Luke 1:39-45 In those days Mary set out and went with haste to a Judean town in the hill country, where she entered the house of Zechariah and greeted Elizabeth.
When Elizabeth heard Mary's greeting, the child leaped in her womb. And Elizabeth was filled with the Holy Spirit and exclaimed with a loud cry, "Blessed are you among women, and blessed is the fruit of your womb. And why has this happened to me, that the mother of my Lord comes to me? For as soon as I heard the sound of your greeting, the child in my womb leaped for joy. And blessed is she who believed that there would be a fulfillment of what was spoken to her by the Lord.”
Reflection This is the fourth Sunday of Advent and by now you probably have noticed something of a theme - preparing our hearts, the refiner’s fire, turning around to live from the inside out, and purifying our conscience. The question is why? Why all the fuss and preparation?
I believe the answer is, “So that like Mary we can fully and freely consent to with God life, so that we are available to be blessed.” All of this is germane to our theme for the liturgical year, Finding God in All Things. You see, the more we examen our conscience, purify our hearts and live from the inside out the more we will be able to Find God in All Things.
The Rev. Greg Boyle, S.J., author of Tatoos on the the Heart: The Power of Boundless Compassion, has been serving gang members in Los Angeles for twenty years, finding God in himself and the gang members as together they grow in their life and work at Homeboy Industries. Here is a story Boyle told in an America Magazine article.*
“Louie was 19 years old, a gang member making money hand over fist by running up to cars and selling crack cocaine. He quickly became his own best customer. After my many attempts to get him into rehab, he finally agreed to check himself in. He was there one month when his younger brother Erick did something gang members never do. He put a gun to his temple and killed himself. Gang members are much more inclined to walk into enemy turf and hope to die than to pull the trigger themselves.

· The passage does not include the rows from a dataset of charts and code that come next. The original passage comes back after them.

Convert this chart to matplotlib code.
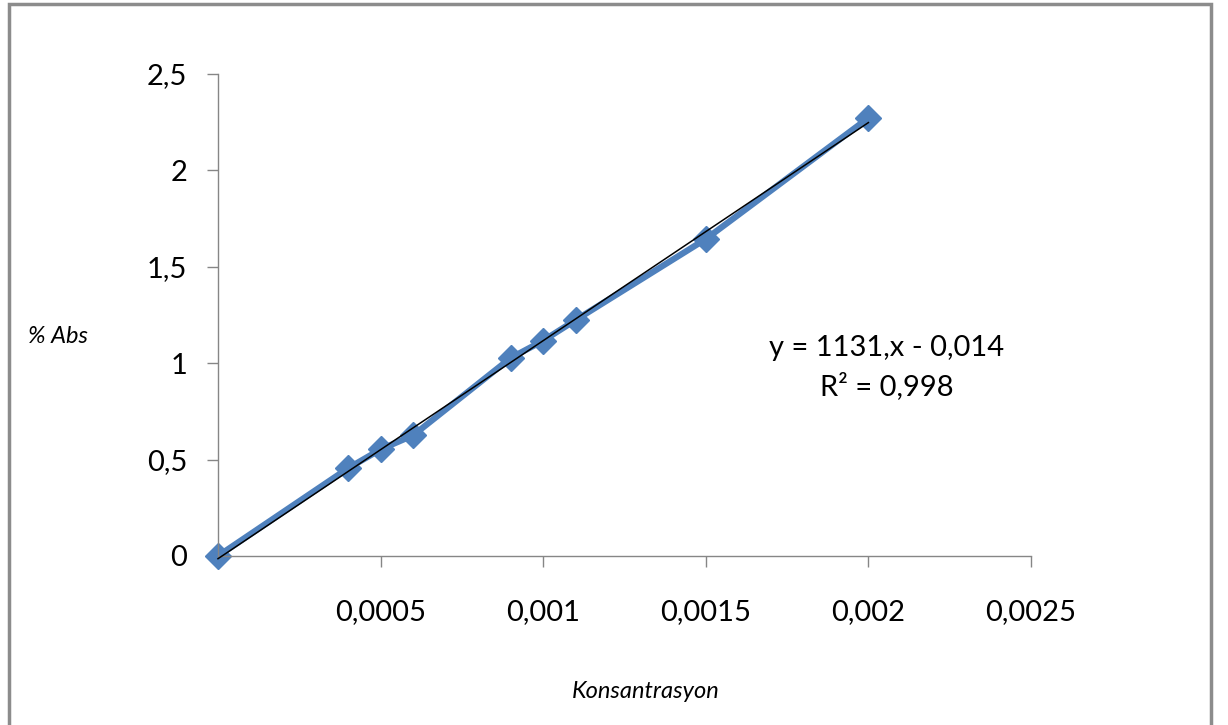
import numpy as np
import matplotlib
matplotlib.use('Agg')
import matplotlib.pyplot as plt
from matplotlib.patches import Rectangle

# data
konsantrasyon = [0, 0.0004, 0.0005, 0.0006, 0.0009, 0.001, 0.0011, 0.0015, 0.002]
absorbans = [0, 0.455, 0.553, 0.626, 1.027, 1.117, 1.224, 1.644, 2.272]

# trendline shown on the chart
slope = 1131
intercept = -0.014
eq_text = 'y = 1131,x - 0,014'
r2_text = 'R² = 0,998'

x_ticks = [0.0005, 0.001, 0.0015, 0.002, 0.0025]
x_labels = ['0,0005', '0,001', '0,0015', '0,002', '0,0025']
y_ticks = [0, 0.5, 1, 1.5, 2, 2.5]
y_labels = ['0', '0,5', '1', '1,5', '2', '2,5']

plt.rcParams['font.family'] = ['Lato', 'DejaVu Sans']
axis_grey = '#868686'

fig = plt.figure(figsize=(12.28, 7.25), dpi=100)
ax = fig.add_axes([218/1228, 1 - 556/725, (1031-218)/1228, (556-74)/725])

ax.plot(konsantrasyon, absorbans, color='#4F81BD', lw=4.5, marker='D', ms=13,
        solid_joinstyle='round', zorder=2, clip_on=False)
xt = np.array([konsantrasyon[0], konsantrasyon[-1]])
ax.plot(xt, slope * xt + intercept, color='black', lw=1.1, zorder=3, clip_on=False)

ax.set_xlim(0, 0.0025)
ax.set_ylim(0, 2.5)
ax.set_xticks(x_ticks)
ax.set_xticklabels(x_labels)
ax.set_yticks(y_ticks)
ax.set_yticklabels(y_labels)
ax.tick_params(axis='x', length=8, width=1, color=axis_grey, pad=23, labelsize=21)
ax.tick_params(axis='y', length=8, width=1, color=axis_grey, pad=14, labelsize=21)

for s in ['top', 'right']:
    ax.spines[s].set_visible(False)
for s in ['left', 'bottom']:
    ax.spines[s].set_color(axis_grey)
    ax.spines[s].set_linewidth(1)

fig.text(887/1228, 1 - 348/725, eq_text, ha='center', va='center', fontsize=21)
fig.text(887/1228, 1 - 386/725, r2_text, ha='center', va='center', fontsize=21)

fig.text(58/1228, 1 - 336/725, '% Abs', ha='center', va='center', fontsize=17, style='italic')
fig.text(646/1228, 1 - 692/725, 'Konsantrasyon', ha='center', va='center', fontsize=17, style='italic')

# chart area border (open at the bottom of the crop)
fig.patches.append(Rectangle((9/1228, -0.02), (1211-9)/1228, 1.02 - 4/725,
                             transform=fig.transFigure, fill=False,
                             edgecolor='#8c8c8c', lw=2.5, clip_on=False))

fig.savefig('out.png', dpi=100)
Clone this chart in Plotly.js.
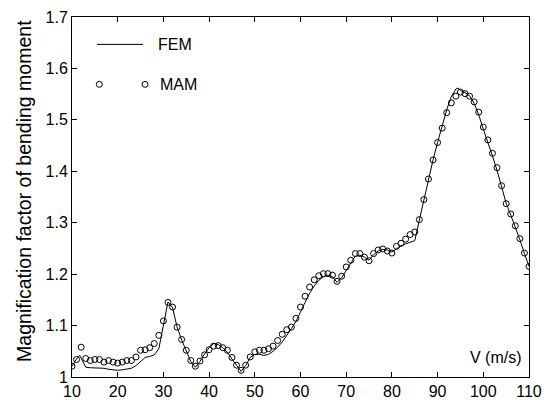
<!DOCTYPE html>
<html>
<head>
<meta charset="utf-8">
<script src="https://cdn.plot.ly/plotly-3.0.1.min.js"></script>
<style>html,body{margin:0;padding:0;background:#fff;}#chart{width:544px;height:400px;}</style>
</head>
<body>
<div id="chart"></div>
<script>
// MAM (circles), one point per m/s from 10 to 110
const mamSpeed = [10,11,12,13,14,15,16,17,18,19,20,21,22,23,24,25,26,27,28,29,30,31,32,33,34,35,36,37,38,39,40,41,42,43,44,45,46,47,48,49,50,51,52,53,54,55,56,57,58,59,60,61,62,63,64,65,66,67,68,69,70,71,72,73,74,75,76,77,78,79,80,81,82,83,84,85,86,87,88,89,90,91,92,93,94,95,96,97,98,99,100,101,102,103,104,105,106,107,108,109,110];
const mamValue = [1.021,1.034,1.058,1.036,1.032,1.034,1.034,1.029,1.032,1.029,1.027,1.029,1.032,1.032,1.039,1.052,1.053,1.057,1.065,1.081,1.109,1.145,1.136,1.097,1.073,1.052,1.032,1.021,1.031,1.043,1.053,1.060,1.061,1.057,1.052,1.038,1.023,1.013,1.023,1.039,1.049,1.052,1.052,1.055,1.060,1.071,1.083,1.092,1.097,1.114,1.136,1.157,1.175,1.189,1.197,1.201,1.201,1.198,1.186,1.196,1.214,1.227,1.240,1.240,1.233,1.226,1.240,1.247,1.249,1.245,1.241,1.254,1.260,1.268,1.277,1.282,1.306,1.345,1.385,1.422,1.456,1.484,1.514,1.533,1.546,1.554,1.551,1.546,1.535,1.515,1.486,1.461,1.435,1.407,1.372,1.337,1.317,1.294,1.269,1.241,1.215];

// FEM (solid line)
const femSpeed = [10,11,11.7,13,14,15,16,17,18,19,20,21,22,23,24,25,26,27,28,29,30,31,32,33,34,35,36,37,38,39,40,41,42,43,44,45,46,47,48,49,50,51,52,53,54,55,56,57,58,59,60,61,62,63,64,65,66,67,68,69,70,71,72,73,74,75,76,77,78,79,80,81,82,83,84,85,86,87,88,89,90,91,92,93,94,94.5,95,96,97,98,99,100,101,102,103,104,105,106,107,108,109,110];
const femValue = [1.021,1.035,1.042,1.019,1.018,1.018,1.017,1.017,1.015,1.014,1.013,1.014,1.015,1.017,1.022,1.030,1.038,1.040,1.043,1.055,1.100,1.146,1.135,1.097,1.072,1.050,1.030,1.019,1.030,1.045,1.057,1.065,1.063,1.057,1.048,1.035,1.022,1.011,1.022,1.038,1.044,1.044,1.042,1.044,1.050,1.058,1.068,1.080,1.094,1.108,1.125,1.145,1.163,1.177,1.188,1.195,1.198,1.195,1.184,1.193,1.207,1.222,1.235,1.237,1.233,1.227,1.238,1.245,1.248,1.247,1.243,1.249,1.255,1.259,1.262,1.265,1.305,1.345,1.385,1.422,1.456,1.488,1.520,1.545,1.560,1.562,1.557,1.553,1.547,1.532,1.510,1.482,1.457,1.430,1.402,1.370,1.338,1.315,1.292,1.267,1.240,1.215];

const xTicks = [10,20,30,40,50,60,70,80,90,100,110];
const yTicks = [1,1.1,1.2,1.3,1.4,1.5,1.6,1.7];
const yTickText = ['1','1.1','1.2','1.3','1.4','1.5','1.6','1.7'];
const seriesNames = ['FEM','MAM'];
const xLabel = 'V (m/s)';
const yLabel = 'Magnification factor of bending moment';

const FONT = 'Arial, "Liberation Sans", sans-serif';

const traces = [
  {x: femSpeed, y: femValue, mode: 'lines', name: seriesNames[0],
   line: {color: '#000', width: 1}, showlegend: false},
  {x: mamSpeed, y: mamValue, mode: 'markers', name: seriesNames[1],
   marker: {symbol: 'circle-open', size: 6, color: '#000', line: {width: 1, color: '#000'}},
   showlegend: false}
];

const axisCommon = {
  showgrid: false, zeroline: false, showline: true, linecolor: '#000', linewidth: 1,
  mirror: 'ticks', ticks: 'inside', ticklen: 5, tickwidth: 1, tickcolor: '#000',
  tickfont: {family: FONT, size: 16, color: '#000'}
};

const layout = {
  width: 544, height: 400,
  margin: {l: 72, r: 15, t: 17, b: 23, pad: 0},
  paper_bgcolor: '#fff', plot_bgcolor: '#fff',
  showlegend: false,
  xaxis: Object.assign({}, axisCommon, {range: [10, 110], tickvals: xTicks, ticktext: xTicks.map(String)}),
  yaxis: Object.assign({}, axisCommon, {range: [1, 1.7], tickvals: yTicks, ticktext: yTickText}),
  shapes: [
    {type: 'line', xref: 'paper', yref: 'paper', x0: 0.0547, x1: 0.1554, y0: 0.924, y1: 0.924,
     line: {color: '#000', width: 1}},
    {type: 'circle', xref: 'paper', yref: 'paper', xsizemode: 'pixel', ysizemode: 'pixel',
     xanchor: 0.0597, yanchor: 0.813, x0: -3, x1: 3, y0: -3, y1: 3, line: {color: '#000', width: 1}},
    {type: 'circle', xref: 'paper', yref: 'paper', xsizemode: 'pixel', ysizemode: 'pixel',
     xanchor: 0.1597, yanchor: 0.813, x0: -3, x1: 3, y0: -3, y1: 3, line: {color: '#000', width: 1}}
  ],
  annotations: [
    {xref: 'paper', yref: 'paper', x: 0.1838, y: 0.924, xanchor: 'left', yanchor: 'middle',
     text: seriesNames[0], showarrow: false, font: {family: FONT, size: 16, color: '#000'}},
    {xref: 'paper', yref: 'paper', x: 0.1881, y: 0.813, xanchor: 'left', yanchor: 'middle',
     text: seriesNames[1], showarrow: false, font: {family: FONT, size: 16, color: '#000'}},
    {xref: 'paper', yref: 'paper', x: 0.989, y: 0.053, xanchor: 'right', yanchor: 'middle',
     text: xLabel, showarrow: false, font: {family: FONT, size: 16, color: '#000'}},
    {xref: 'paper', yref: 'paper', x: -0.105, y: 0.517, xanchor: 'center', yanchor: 'middle',
     textangle: -90, text: yLabel, showarrow: false, font: {family: FONT, size: 19.5, color: '#000'}}
  ]
};

Plotly.newPlot('chart', traces, layout, {staticPlot: true, displayModeBar: false});
</script>
</body>
</html>
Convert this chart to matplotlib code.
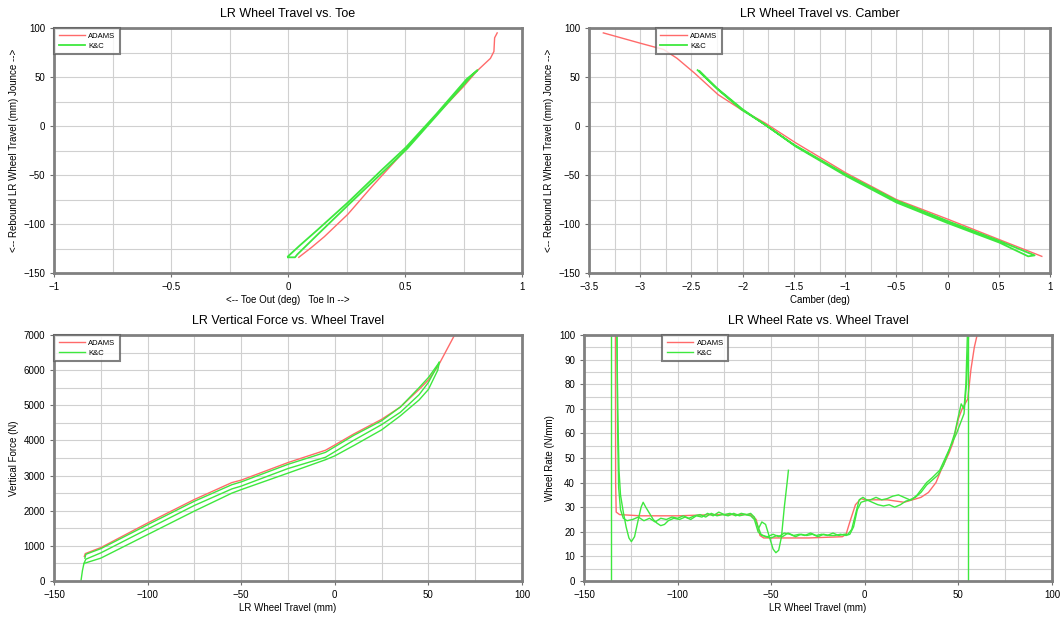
import matplotlib
matplotlib.use("Agg")
import matplotlib.pyplot as plt
from matplotlib.ticker import MultipleLocator, FuncFormatter

plt.rcParams['font.family'] = ['Liberation Sans', 'DejaVu Sans']

RED = '#ff6a6a'
GREEN = '#3ee83e'

# --- LR Wheel Travel vs. Toe  (toe deg, travel mm)
toe_adams = [(0.046, -134), (0.1, -124), (0.155, -113), (0.256, -90), (0.358, -62),
             (0.503, -24), (0.633, 11), (0.749, 40), (0.807, 56), (0.865, 69),
             (0.88, 76), (0.883, 90), (0.894, 95)]
toe_kc = [(0.0, -133), (0.05, -122), (0.126, -106), (0.256, -78), (0.40, -45),
          (0.503, -22), (0.633, 12), (0.764, 48), (0.81, 57), (0.78, 50),
          (0.64, 12), (0.51, -23), (0.41, -46), (0.26, -80), (0.13, -110),
          (0.04, -131), (0.03, -134), (0.0, -134)]

# --- LR Wheel Travel vs. Camber  (camber deg, travel mm)
camber_adams = [(-3.36, 95), (-3.0, 84.5), (-2.77, 78), (-2.64, 69), (-2.47, 54),
                (-2.24, 32), (-2.01, 16.5), (-1.78, 3), (-1.485, -17), (-0.99, -48),
                (-0.5, -75), (0.0, -95), (0.507, -116), (0.92, -133)]
camber_kc = [(-2.44, 57), (-2.24, 37), (-2.01, 16.6), (-1.78, 1.4), (-1.485, -20.7),
             (-0.99, -51), (-0.5, -78), (0.0, -99), (0.507, -119), (0.787, -133),
             (0.85, -132), (0.5, -117), (0.0, -97), (-0.5, -76), (-1.0, -49),
             (-1.5, -19), (-1.8, 2.5), (-2.0, 17), (-2.25, 38.5), (-2.42, 56)]

# --- LR Vertical Force vs. Wheel Travel  (travel mm, force N)
force_adams = [(-133.8, 700), (-133.3, 780), (-125, 950), (-100, 1650), (-75, 2320),
               (-55, 2800), (-50, 2870), (-25, 3370), (-5, 3720), (0, 3870),
               (10, 4180), (25, 4600), (35, 4950), (45, 5450), (50, 5720),
               (55, 6100), (60, 6600), (64, 7000)]
force_kc_upper = [(-133.5, 650), (-133, 760), (-125, 920), (-100, 1600), (-75, 2270),
                  (-55, 2740), (-50, 2820), (-25, 3320), (-5, 3660), (0, 3820),
                  (10, 4140), (25, 4560), (35, 4950), (45, 5500), (50, 5790),
                  (55.8, 6220)]
force_kc_middle = [(-134, 500), (-133, 620), (-125, 800), (-100, 1480), (-75, 2150),
                   (-55, 2620), (-50, 2700), (-25, 3200), (-5, 3520), (0, 3680),
                   (10, 4000), (25, 4450), (35, 4800), (45, 5300), (50, 5650),
                   (55.8, 6220)]
force_kc_lower = [(-135.6, 0), (-134.8, 300), (-134, 500), (-125, 650), (-100, 1320),
                  (-75, 1990), (-55, 2500), (-50, 2600), (-25, 3070), (-5, 3450),
                  (0, 3560), (10, 3850), (25, 4300), (35, 4700), (45, 5150),
                  (50, 5450), (55, 6000), (55.8, 6220)]

# --- LR Wheel Rate vs. Wheel Travel  (travel mm, rate N/mm)
rate_adams = [(-133.2, 100), (-133.1, 40), (-132.8, 28), (-131, 27), (-120, 26.5),
              (-100, 26.5), (-80, 27), (-61, 27), (-58, 25), (-56, 18.5), (-54, 17.5),
              (-30, 17.5), (-12, 18), (-10, 19), (-8, 24), (-5, 31), (-2, 33.5),
              (0, 33), (12, 33), (21, 32), (30, 34), (34, 36), (38, 40), (41, 45.5),
              (45, 52), (47, 56), (50, 66), (52, 70), (55, 74), (56.7, 86),
              (58.5, 95), (60, 100)]
rate_kc_edge_low = [(-135.6, 0), (-135.6, 100)]
rate_kc_edge_high = [(55.2, 0), (55.2, 100)]
rate_kc_a = [(-132.4, 100), (-132, 70), (-131.3, 45), (-130.5, 35), (-129, 28),
             (-127.5, 22), (-126, 17.5), (-124.7, 16), (-123, 18), (-121, 25),
             (-119.5, 30), (-118.4, 32), (-117, 30), (-115, 27.5), (-113, 25),
             (-111, 23.5), (-109, 22.5), (-107, 23), (-105, 24.5), (-102, 25.5),
             (-99, 25), (-96, 26), (-93, 25), (-90, 26.5), (-87, 26), (-84, 27.5),
             (-81, 26.5), (-78, 28), (-75, 27), (-72, 27.5), (-69, 26.5), (-66, 27.5),
             (-63, 27), (-61, 27.5), (-59, 26), (-57, 22), (-55.5, 19), (-53, 18),
             (-50, 17.5), (-47, 18.5), (-44, 18), (-41, 19.5), (-38, 18.5), (-35, 19),
             (-32, 18.5), (-29, 19.5), (-26, 18.5), (-23, 19), (-20, 18.5), (-17, 19.5),
             (-14, 18.5), (-11, 19), (-9, 19), (-7, 21), (-5, 27), (-3, 33), (-1, 34),
             (1, 33), (4, 32), (7, 31), (10, 30.5), (13, 31), (16, 30), (19, 31),
             (22, 32.5), (25, 33), (28, 35), (31, 38), (33, 40), (36, 42), (40, 45),
             (43, 50), (46, 55), (49, 60), (51, 64), (53, 68), (54.3, 80), (55, 92),
             (55.4, 100)]
rate_kc_b = [(-132.4, 100), (-132, 60), (-131.5, 38), (-130.5, 29), (-129, 25.5),
             (-127, 24.5), (-124, 25), (-121, 26), (-118, 24.5), (-115, 25.5),
             (-112, 24), (-109, 25.5), (-106, 25), (-103, 26), (-100, 25.5),
             (-97, 26.5), (-94, 25.5), (-91, 26.5), (-88, 27), (-85, 26), (-82, 27.5),
             (-79, 26.5), (-76, 27), (-73, 26.5), (-70, 27.5), (-67, 26.5), (-64, 27),
             (-61, 26.5), (-59, 25), (-57, 20), (-55, 18.5), (-52, 18), (-49, 19),
             (-46, 18), (-43, 19.5), (-40, 19), (-37, 18), (-34, 19), (-31, 18.5),
             (-28, 19), (-25, 18), (-22, 19), (-19, 18.5), (-16, 18.5), (-13, 19),
             (-10, 18.5), (-8, 19), (-6, 22), (-4, 29), (-2, 32), (0, 32.5), (3, 33),
             (6, 34), (9, 33), (12, 33.5), (15, 34.5), (18, 35), (21, 34), (24, 33),
             (27, 34), (30, 36), (33, 39), (36, 41), (39, 43), (42, 47), (45, 53),
             (48, 60), (50, 67), (51.5, 72), (53, 70), (54, 80), (54.8, 100)]
rate_kc_spike = [(-57, 21), (-55, 24), (-53, 23), (-51, 18), (-49, 13), (-47.5, 11.5),
                 (-46, 12.5), (-44.5, 18), (-43, 30), (-41.5, 40), (-40.8, 45)]


def xy(points):
    return [p[0] for p in points], [p[1] for p in points]


def short_num(v, pos):
    return ('%g' % round(v, 6)).replace('-', '\u2212')


def style_axes(ax, title, xlabel, ylabel, xlim, ylim, xmaj, ymaj):
    ax.set_xlim(*xlim)
    ax.set_ylim(*ylim)
    ax.xaxis.set_major_locator(MultipleLocator(xmaj))
    ax.yaxis.set_major_locator(MultipleLocator(ymaj))
    ax.xaxis.set_minor_locator(MultipleLocator(xmaj / 2))
    ax.yaxis.set_minor_locator(MultipleLocator(ymaj / 2))
    ax.xaxis.set_major_formatter(FuncFormatter(short_num))
    ax.yaxis.set_major_formatter(FuncFormatter(short_num))
    ax.grid(True, which='both', color='#d0d0d0', linewidth=0.8)
    ax.set_axisbelow(True)
    ax.tick_params(which='major', labelsize=7, length=3, color='#707070')
    ax.tick_params(which='minor', length=0)
    for s in ax.spines.values():
        s.set_color('#808080')
        s.set_linewidth(2)
    ax.set_title(title, fontsize=9, pad=8)
    ax.set_xlabel(xlabel, fontsize=7, labelpad=2)
    ax.set_ylabel(ylabel, fontsize=7, labelpad=3)


def add_legend(ax, xfrac):
    leg = ax.legend(loc='upper left', bbox_to_anchor=(xfrac, 1.0), borderaxespad=0,
                    fontsize=5.5, frameon=True, fancybox=False, handlelength=3.5,
                    borderpad=0.6, labelspacing=0.3, handletextpad=0.4)
    leg.get_frame().set_edgecolor('#606060')
    leg.get_frame().set_linewidth(1.5)


fig = plt.figure(figsize=(10.6, 6.18), dpi=100)

ax1 = fig.add_axes([54 / 1060, 345 / 618, 468 / 1060, 245 / 618])
x, y = xy(toe_adams)
ax1.plot(x, y, color=RED, lw=1, label='ADAMS')
x, y = xy(toe_kc)
ax1.plot(x, y, color=GREEN, lw=1.3, label='K&C')
style_axes(ax1, 'LR Wheel Travel vs. Toe', '<-- Toe Out (deg)   Toe In -->',
           '<-- Rebound LR Wheel Travel (mm) Jounce -->', (-1, 1), (-150, 100), 0.5, 50)
add_legend(ax1, 0.0)

ax2 = fig.add_axes([589 / 1060, 345 / 618, 461 / 1060, 245 / 618])
x, y = xy(camber_adams)
ax2.plot(x, y, color=RED, lw=1, label='ADAMS')
x, y = xy(camber_kc)
ax2.plot(x, y, color=GREEN, lw=1.3, label='K&C')
style_axes(ax2, 'LR Wheel Travel vs. Camber', 'Camber (deg)',
           '<-- Rebound LR Wheel Travel (mm) Jounce -->', (-3.5, 1), (-150, 100), 0.5, 50)
add_legend(ax2, 0.145)

ax3 = fig.add_axes([54 / 1060, 37 / 618, 468 / 1060, 246 / 618])
x, y = xy(force_adams)
ax3.plot(x, y, color=RED, lw=1, label='ADAMS')
for i, branch in enumerate([force_kc_upper, force_kc_middle, force_kc_lower]):
    x, y = xy(branch)
    ax3.plot(x, y, color=GREEN, lw=1, label='K&C' if i == 0 else None)
style_axes(ax3, 'LR Vertical Force vs. Wheel Travel', 'LR Wheel Travel (mm)',
           'Vertical Force (N)', (-150, 100), (0, 7000), 50, 1000)
add_legend(ax3, 0.0)

ax4 = fig.add_axes([584 / 1060, 37 / 618, 468 / 1060, 246 / 618])
x, y = xy(rate_adams)
ax4.plot(x, y, color=RED, lw=1, label='ADAMS')
kc_branches = [rate_kc_edge_low, rate_kc_edge_high, rate_kc_a, rate_kc_b, rate_kc_spike]
for i, branch in enumerate(kc_branches):
    x, y = xy(branch)
    ax4.plot(x, y, color=GREEN, lw=1, label='K&C' if i == 0 else None)
style_axes(ax4, 'LR Wheel Rate vs. Wheel Travel', 'LR Wheel Travel (mm)',
           'Wheel Rate (N/mm)', (-150, 100), (0, 100), 50, 10)
ax4.yaxis.set_minor_locator(MultipleLocator(5))
add_legend(ax4, 0.167)

fig.savefig('out.png', dpi=100)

I called Louie and told him what happened. He was crestfallen. “I will pick you up for the funeral,” I said, “but I’m driving you right back.” “I want to come back,” he said through his tears. “I like how recovery feels.”
When I arrive at the rehab center, Louie greets me with un abrazo, and once in the car, he launches in. “I had a dream last night—and you were in it.” In the dream, he tells me, the two of us are in a darkened room. No lights whatsoever. No illuminated exit signs. No light creeping from under the door. Total darkness. We are not speaking, but he knows I am in the room with him. Then, silently, I pull a flashlight from my pocket and aim steadily on the light switch across the room. Louie tells me that he knows that only he can turn the light switch on. He expresses his gratitude that I happen to have a flashlight. Then with great trepidation, Louie moves slowly toward the light switch, following closely the guiding beam of light. He takes a deep breath, flips the switch on, and the room is flooded with light. As he tells me this, he begins sobbing. “And the light,” he says, “is better than the darkness.” As though he had not known this was the case.”
Boyle reflects, “We cannot turn the light switch on for anyone. But we all own flashlights. With any luck, on any given day, we know where to aim them for each other. We do not rescue anyone at the margins. But go figure, if we stand at the margins, we are all rescued. No mistake about it.”
You see, blessing is shining our flashlights on with God life, regardless of the circumstance. Blessing compels us to know God more clearly, love God more dearly and follow God more nearly, in other words, blessing is finding God in all things.